At each distribution the group participated in, anywhere from 150 to 600 pre-registered children would be provided a shoebox with nearly 3,000 boxes being handed out by their group alone.

“I was in tears the second we walked into the first distribution,” Kirsty Buhler said. “I was so overwhelmed with the experience.

“Some of these children have never received a gift in their life and some of them have nothing – just the clothes on their backs – and maybe not even enough food for a day. They are very poor.

“The kids are invited by a church group to attend an event that is hosted by the church’s kids club,” she continued. “The children or their parents will sign them up and when the day comes, only those on the list are allowed to take part, as that is only how many shoeboxes will be waiting to be handed out.”

The group takes time with the children, telling the story of Jesus and the Bible and bringing hope by spreading the message of God’s love, which often includes a booklet explaining the story of the Bible. They then provide the shoeboxes, noting that they are a symbol of the greatest gift that God gave to the world in Jesus.

“Most of the children do not realize that they are going to be getting a gift,” said Kirsty Buhler. “Their reactions vary – some are very overwhelmed and don’t really know how to take it and others are just so excited that they tear into their box and the smiles are incredible to see.

“The children we were dealing with mostly spoke French or Wolof, their local language, so many of us couldn’t speak to them directly but we did have translators and a few basic skills to get by.”

“Sometimes we had the opportunity to play with the children first,” added Diane Buhler. “We had brought along a couple of suitcases worth of frisbees, soccer balls, skipping ropes, bubbles and nail polish, and at each place we would leave sports equipment and activities for that church or school to use in the future.

“It doesn’t matter what language you speak, if you pull out a soccer ball, they all know what to do with it and they come running.”

Despite the thousands of children the group was able to reach, they couldn’t help but feel that it wasn’t enough.

“Because we have travelled a lot, I wasn’t shocked at what I saw in the level of poverty,” said Diane Buhler. “But, when you see an 8’ by 10’ three walled house with no roof, a few foam mattresses in the corner and find out that is a house for eight or 10 people, it hits home.

“Then, to be reminded that many of these children have never received a gift of any sort, you realize that there aren’t enough boxes to go around. There will never be enough.

“There were hundreds of children outside, wishing that they could come in. Some may have received a box prior or will in the future, but many will not.”

Diane Buhler noted that she would love to promote the program more and get more support from the community because now she has seen just how much of a difference this makes.

“We need more boxes,” added Kirsty Buhler. “If you normally pack one, then pack two or, better yet, five. The most basic things like a facecloth, toothbrush and a bar of soap, a spoon or fork, school supplies and a few little toys make all the difference.

“We had the opportunity to personally pack a box and give it to a child of our choosing at a distribution. I chose a little boy who, at first, wasn’t engaging with the items he took out of the box until he picked up a shoe I had filled with matchbox cars.

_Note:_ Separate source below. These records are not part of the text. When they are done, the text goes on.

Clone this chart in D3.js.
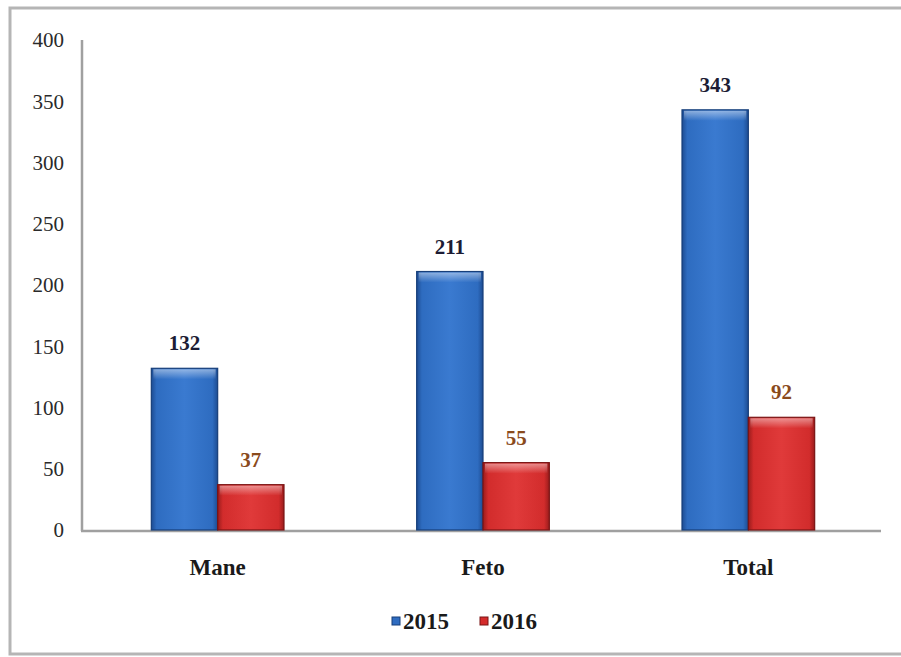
<!DOCTYPE html>
<html>
<head>
<meta charset="utf-8">
<script src="https://cdn.jsdelivr.net/npm/d3@7"></script>
<style>
  html, body { margin: 0; padding: 0; background: #fff; }
  svg { display: block; }
  svg text { font-family: "Liberation Serif", "Times New Roman", serif; }
</style>
</head>
<body>
<svg id="chart" width="901" height="657"></svg>
<script>
const categories = ["Mane", "Feto", "Total"];
const seriesNames = ["2015", "2016"];
const values2015 = [132, 211, 343];
const values2016 = [37, 55, 92];
const yTicks = [0, 50, 100, 150, 200, 250, 300, 350, 400];

const svg = d3.select("#chart");
const colors = { "2015": "#2f6cc0", "2016": "#d42b2b" };
const strokeColors = { "2015": "#173f7a", "2016": "#7a1414" };
const labelColors = { "2015": "#1c1c34", "2016": "#8a4a1c" };

// outer frame
svg.append("rect").attr("x", 10).attr("y", 8).attr("width", 900).attr("height", 646)
  .attr("fill", "#fff").attr("stroke", "#b5b5b5").attr("stroke-width", 3);

// gradients
const defs = svg.append("defs");
function grad(id, light, mid, dark) {
  const g = defs.append("linearGradient").attr("id", id).attr("x1", "0").attr("x2", "1").attr("y1", "0").attr("y2", "0");
  g.append("stop").attr("offset", "0%").attr("stop-color", dark);
  g.append("stop").attr("offset", "8%").attr("stop-color", mid);
  g.append("stop").attr("offset", "50%").attr("stop-color", light);
  g.append("stop").attr("offset", "92%").attr("stop-color", mid);
  g.append("stop").attr("offset", "100%").attr("stop-color", dark);
}
grad("g2015", "#3a7ad0", "#2e6cc0", "#1d4c92");
grad("g2016", "#e03a3a", "#d22c2c", "#9a1c1c");
const topG = defs.append("linearGradient").attr("id", "gtop").attr("x1", "0").attr("x2", "0").attr("y1", "0").attr("y2", "1");
topG.append("stop").attr("offset", "0%").attr("stop-color", "#fff").attr("stop-opacity", 0.45);
topG.append("stop").attr("offset", "100%").attr("stop-color", "#fff").attr("stop-opacity", 0);

const x0 = d3.scaleBand().domain(categories).range([85, 881]).paddingInner(0).paddingOuter(0);
const y = d3.scaleLinear().domain([0, 400]).range([530, 40]);
const barGroupW = x0.bandwidth() * 0.5;
const x1 = d3.scaleBand().domain(seriesNames).range([0, barGroupW]).padding(0);

// axes
svg.append("line").attr("x1", 82).attr("x2", 82).attr("y1", 40).attr("y2", 531)
  .attr("stroke", "#a0a0a0").attr("stroke-width", 2.5);
svg.append("line").attr("x1", 81).attr("x2", 881).attr("y1", 531).attr("y2", 531)
  .attr("stroke", "#a0a0a0").attr("stroke-width", 2.5);

// y tick labels
svg.append("g").selectAll("text").data(yTicks).join("text")
  .attr("x", 64).attr("y", d => y(d))
  .attr("dy", "0.35em")
  .attr("text-anchor", "end")
  .attr("font-size", 21)
  .attr("fill", "#2a2a2a")
  .text(d => d);

const data = categories.map((c, i) => ({ cat: c, vals: [
  { s: "2015", v: values2015[i] }, { s: "2016", v: values2016[i] }
]}));

const groups = svg.append("g").selectAll("g").data(data).join("g")
  .attr("transform", d => `translate(${x0(d.cat) + (x0.bandwidth() - barGroupW) / 2},0)`);

groups.selectAll("rect.bar").data(d => d.vals).join("rect")
  .attr("class", "bar")
  .attr("x", d => x1(d.s))
  .attr("y", d => y(d.v))
  .attr("width", x1.bandwidth())
  .attr("height", d => y(0) - y(d.v))
  .attr("fill", d => `url(#g${d.s})`)
  .attr("stroke", d => strokeColors[d.s])
  .attr("stroke-width", 1.2);

groups.selectAll("rect.hl").data(d => d.vals).join("rect")
  .attr("class", "hl")
  .attr("x", d => x1(d.s) + 2)
  .attr("y", d => y(d.v) + 1)
  .attr("width", x1.bandwidth() - 4)
  .attr("height", 10)
  .attr("fill", "url(#gtop)");

groups.selectAll("text.val").data(d => d.vals).join("text")
  .attr("class", "val")
  .attr("x", d => x1(d.s) + x1.bandwidth() / 2)
  .attr("y", d => y(d.v) - 18)
  .attr("text-anchor", "middle")
  .attr("font-weight", "bold")
  .attr("font-size", 21)
  .attr("fill", d => labelColors[d.s])
  .text(d => d.v);

// category labels
svg.append("g").selectAll("text").data(categories).join("text")
  .attr("x", d => x0(d) + x0.bandwidth() / 2)
  .attr("y", 575)
  .attr("text-anchor", "middle")
  .attr("font-weight", "bold")
  .attr("font-size", 23)
  .attr("fill", "#1a1a1a")
  .text(d => d);

// legend
const legend = svg.append("g");
const legendItems = [
  { s: "2015", x: 392 },
  { s: "2016", x: 480 }
];
const li = legend.selectAll("g").data(legendItems).join("g")
  .attr("transform", d => `translate(${d.x},621)`);
li.append("rect").attr("x", 0).attr("y", -4).attr("width", 8).attr("height", 8)
  .attr("fill", d => colors[d.s]).attr("stroke", d => strokeColors[d.s]).attr("stroke-width", 1);
li.append("text").attr("x", 11).attr("y", 0).attr("dy", "0.35em")
  .attr("font-weight", "bold")
  .attr("font-size", 23)
  .attr("fill", "#1a1a1a")
  .text(d => d.s);
</script>
</body>
</html>
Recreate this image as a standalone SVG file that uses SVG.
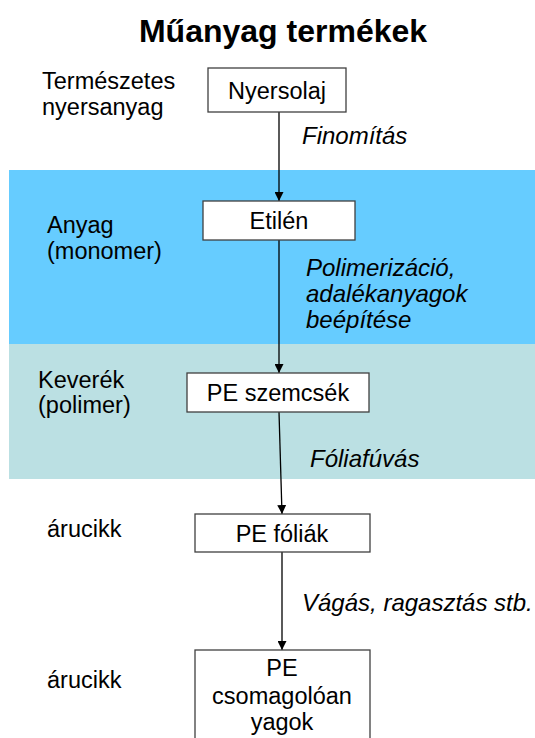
<svg xmlns="http://www.w3.org/2000/svg" width="535" height="738" viewBox="0 0 535 738">
  <style>
    text { font-family: "Liberation Sans", Arial, sans-serif; fill: #000; }
    .title { font-size: 32px; font-weight: bold; text-anchor: middle; }
    .lbl { font-size: 23.5px; }
    .proc { font-size: 24px; font-style: italic; }
    .node rect { fill: #fff; stroke: #404040; stroke-width: 1.3; }
    .node text { font-size: 23.5px; text-anchor: middle; }
    .edge { stroke: #000; stroke-width: 1.3; fill: none; marker-end: url(#arrow); }
  </style>
  <defs>
    <marker id="arrow" viewBox="0 0 10 10" refX="10" refY="5" markerWidth="9" markerHeight="9" markerUnits="userSpaceOnUse" orient="auto">
      <path d="M0,0 L10,5 L0,10 z" fill="#000"/>
    </marker>
  </defs>

  <rect width="535" height="738" fill="#fff"/>

  <!-- stage bands -->
  <rect x="9" y="170" width="526" height="174" fill="#66CCFF"/>
  <rect x="9" y="344" width="526" height="135" fill="#BBE0E3"/>

  <text class="title" x="283" y="42">Műanyag termékek</text>

  <!-- stage labels (left column) -->
  <text class="lbl" x="42" y="89">Természetes</text>
  <text class="lbl" x="42" y="115">nyersanyag</text>
  <text class="lbl" x="47" y="233">Anyag</text>
  <text class="lbl" x="47" y="259">(monomer)</text>
  <text class="lbl" x="38" y="388">Keverék</text>
  <text class="lbl" x="38" y="413">(polimer)</text>
  <text class="lbl" x="47" y="537">árucikk</text>
  <text class="lbl" x="47" y="688">árucikk</text>

  <!-- process labels -->
  <text class="proc" x="302" y="144">Finomítás</text>
  <text class="proc" x="306" y="276">Polimerizáció,</text>
  <text class="proc" x="306" y="302">adalékanyagok</text>
  <text class="proc" x="306" y="328">beépítése</text>
  <text class="proc" x="310" y="467">Fóliafúvás</text>
  <text class="proc" x="302" y="611">Vágás, ragasztás stb.</text>

  <!-- connectors -->
  <g id="connectors">
    <line class="edge" x1="279" y1="112" x2="279" y2="201"/>
    <line class="edge" x1="279" y1="240" x2="279" y2="373"/>
    <line class="edge" x1="279" y1="412" x2="282" y2="514"/>
    <line class="edge" x1="282" y1="552" x2="282" y2="650"/>
  </g>

  <g id="nyersolaj" class="node">
    <rect x="208" y="68" width="138" height="44"/>
    <text x="277" y="99">Nyersolaj</text>
  </g>
  <g id="etilen" class="node">
    <rect x="203" y="201" width="152" height="39"/>
    <text x="279" y="229">Etilén</text>
  </g>
  <g id="pe-szemcsek" class="node">
    <rect x="187" y="373" width="182" height="39"/>
    <text x="278" y="401">PE szemcsék</text>
  </g>
  <g id="pe-foliak" class="node">
    <rect x="195" y="514" width="175" height="38"/>
    <text x="282" y="542">PE fóliák</text>
  </g>
  <g id="pe-csomagoloanyagok" class="node">
    <rect x="195" y="650" width="175" height="100"/>
    <text x="282" y="676">PE</text>
    <text x="282" y="704">csomagolóan</text>
    <text x="282" y="730">yagok</text>
  </g>
</svg>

“When that first car fell out, the smile on his face was the greatest joy I have ever experienced in my life,” she continued. “This child had never owned a toy and now he has five cars and he didn’t even want to open the rest of the box he was so enthralled.”

To us these shoeboxes are such a small, relatively inexpensive thing but it means the world to a child that has nothing else.

“My first day back at work last week, I felt like I was in a fog,” said Kirsty Buhler. “I feel like I don’t belong back at home and that I’m on this middle ground. I’ve seen so much and now I’m back home and I feel like a stranger.

“I’m already planning my next trip. I didn’t want to leave.”